Demy se montre heureusement toujours à l'aise dans sa gestion de l'écran large, et plastiquement sa touche si singulière demeure. On retrouve également tous ses thèmes et figures habituels, au point que les ressorts tordus du scénario me sont apparus un peu fatigués. Il faudra donc avant tout considérer Trois places pour le 26 pour ce qu'il est, c'est-à-dire un pur hommage à une légende (alors encore) vivante : Ivo Livi, dit Yves Montand. C'est là le véritable cœur du film. Tout le spectacle monté autour de sa vie et le mettant en scène se révèle en effet très inspiré. Le ton est juste, certaines idées sont très belles et pour peu qu'on éprouve un peu d'admiration pour Montand, on est forcément touché. Parce que ça parle de sa vraie vie, avec quelques incursions de fiction pour faire avancer l'intrigue en parallèle, et que c'est lui-même qui mène la danse, conviant les figures du passé (Piaf, Signoret). 
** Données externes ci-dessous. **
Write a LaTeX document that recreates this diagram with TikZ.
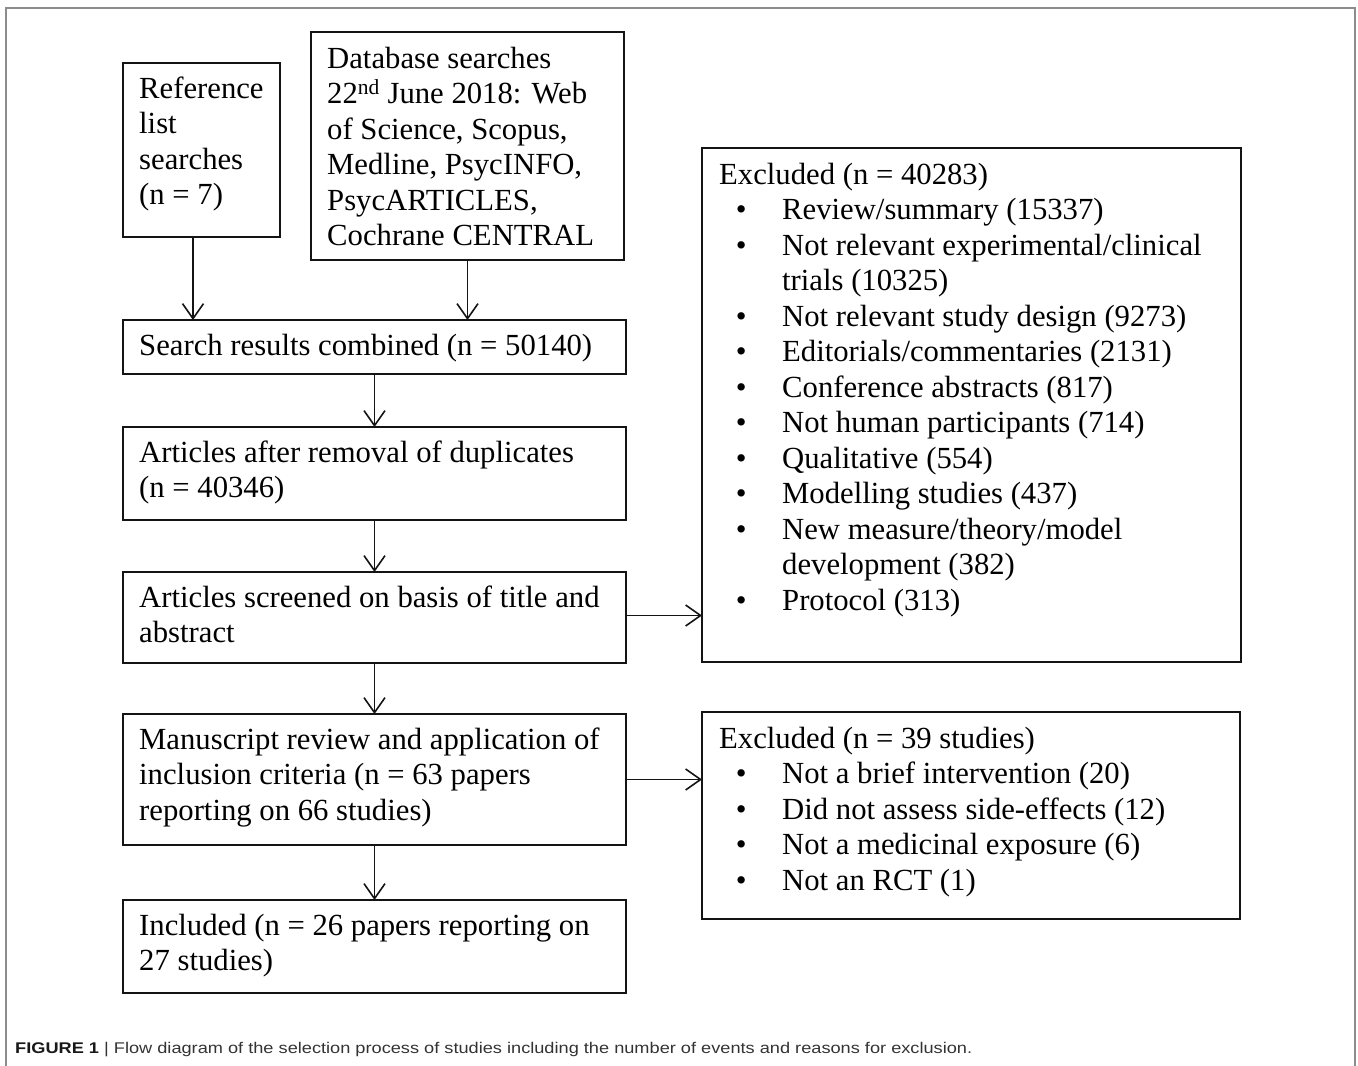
\documentclass[tikz,border=0pt]{standalone}
\usepackage{fontspec}
\usepackage{graphicx}
\setmainfont{Liberation Serif}
\newfontfamily\capfont{Liberation Sans}
\usetikzlibrary{arrows.meta,calc}
\newcommand\bul{\hspace*{22pt}\makebox[0pt]{\textbullet}\hspace*{41pt}}
\newcommand\contline{\hspace*{63pt}}
\begin{document}
\begin{tikzpicture}[x=1pt,y=-1pt,
  box/.style={draw=black!92, line width=1.6pt, inner sep=0pt, outer sep=0pt, anchor=north west},
  txt/.style={anchor=north west, inner sep=0pt, align=left, font=\fontsize{30.7}{35.5}\selectfont},
  arr/.style={draw=black!92, line width=1.6pt, -{Straight Barb[length=15pt,width=21pt,line width=1.6pt]}}]
\useasboundingbox (0,0) rectangle (1358,1066);
% outer frame
\draw[black!45, line width=1.2pt] (6,1066) -- (6,8) -- (1355,8) -- (1355,1066);
% boxes
\node[box, minimum width=157pt, minimum height=174pt] (ref) at (123,63) {};
\node[box, minimum width=313pt, minimum height=228pt] (db) at (311,32) {};
\node[box, minimum width=503pt, minimum height=54pt] (comb) at (123,320) {};
\node[box, minimum width=503pt, minimum height=93pt] (dup) at (123,427) {};
\node[box, minimum width=503pt, minimum height=91pt] (scr) at (123,572) {};
\node[box, minimum width=503pt, minimum height=131pt] (man) at (123,714) {};
\node[box, minimum width=503pt, minimum height=93pt] (inc) at (123,900) {};
\node[box, minimum width=539pt, minimum height=514pt] (ex1) at (702,148) {};
\node[box, minimum width=538pt, minimum height=207pt] (ex2) at (702,712) {};
% texts
\node[txt] (tref) at ([shift={(16,10.15)}]ref.north west) {\strut Reference\\list\\searches\\(n = 7)};
\node[txt] (tdb) at ([shift={(16,11)}]db.north west) {\strut Database searches\\22\textsuperscript{nd} June 2018: Web\\of Science, Scopus,\\Medline, PsycINFO,\\PsycARTICLES,\\Cochrane CENTRAL};
\node[txt] (tcomb) at ([shift={(16,10.15)}]comb.north west) {\strut Search results combined (n = 50140)};
\node[txt] (tdup) at ([shift={(16,10.15)}]dup.north west) {\strut Articles after removal of duplicates\\(n = 40346)};
\node[txt] (tscr) at ([shift={(16,10.15)}]scr.north west) {\strut Articles screened on basis of title and\\abstract};
\node[txt] (tman) at ([shift={(16,10.15)}]man.north west) {\strut Manuscript review and application of\\inclusion criteria (n = 63 papers\\reporting on 66 studies)};
\node[txt] (tinc) at ([shift={(16,10.15)}]inc.north west) {\strut Included (n = 26 papers reporting on\\27 studies)};
\node[txt] (tex1) at ([shift={(17,11)}]ex1.north west) {\strut Excluded (n = 40283)\\
\bul Review/summary (15337)\\
\bul Not relevant experimental/clinical\\
\contline trials (10325)\\
\bul Not relevant study design (9273)\\
\bul Editorials/commentaries (2131)\\
\bul Conference abstracts (817)\\
\bul Not human participants (714)\\
\bul Qualitative (554)\\
\bul Modelling studies (437)\\
\bul New measure/theory/model\\
\contline development (382)\\
\bul Protocol (313)};
\node[txt] (tex2) at ([shift={(17,11)}]ex2.north west) {\strut Excluded (n = 39 studies)\\
\bul Not a brief intervention (20)\\
\bul Did not assess side-effects (12)\\
\bul Not a medicinal exposure (6)\\
\bul Not an RCT (1)};
% connectors
\draw[arr] ([xshift=-8.5pt]ref.south) -- ([xshift=-8.5pt]ref.south |- comb.north);
\draw[arr] (db.south) -- (db.south |- comb.north);
\draw[arr] (comb.south) -- (dup.north);
\draw[arr] (dup.south) -- (scr.north);
\draw[arr] (scr.south) -- (man.north);
\draw[arr] (man.south) -- (inc.north);
\draw[arr] ([yshift=2pt]scr.east) -- ([yshift=2pt]scr.east -| ex1.west);
\draw[arr] (man.east) -- (man.east -| ex2.west);
% caption
\node[anchor=base west, inner sep=0pt] (cap) at (15,1053) {\resizebox{957pt}{\height}{\capfont\fontsize{15.5}{18}\selectfont\textcolor{black!90}{\textbf{FIGURE 1}} \textcolor{black!80}{| Flow diagram of the selection process of studies including the number of events and reasons for exclusion.}}};
\end{tikzpicture}
\end{document}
Heureuse surprise aussi concernant Mathilda May. J'ai réalisé que je n'avais jamais vraiment eu l'occasion d'avoir un avis sur cette actrice et elle s'affirme ici comme une comédienne très convaincante, fraîche et naturelle, ainsi que comme une danseuse vraiment douée, ce que j'ignorais. On quitte quand même le film frustré de ne pas en avoir eu assez, surtout que le happy end est amené n'importe comment. Et on se désole d'avoir ici trop peu goûté la poésie et la sensibilité bien-aimée du cinéaste.



* * *


Même s'il me reste encore une poignée de films à voir, je reste donc assurément bloqué à son œuvre des 60's. Une chambre en ville ne m'avait pas complétement emballé mais reste finalement bien plus appréciable que son dernier opus. Pour goûter encore un peu de cette poésie à la saveur inimitable, il vaudra mieux faire un petit saut chez Agnès Varda qui offrira avec Jacquot de Nantes en 1991, au-delà du pur plaisir de fan procuré par cet hommage au cinéma de Demy, un merveilleux film sur l'enfance et les souvenirs, formidablement construit, filmé et monté, et qui se regarde le sourire épanoui.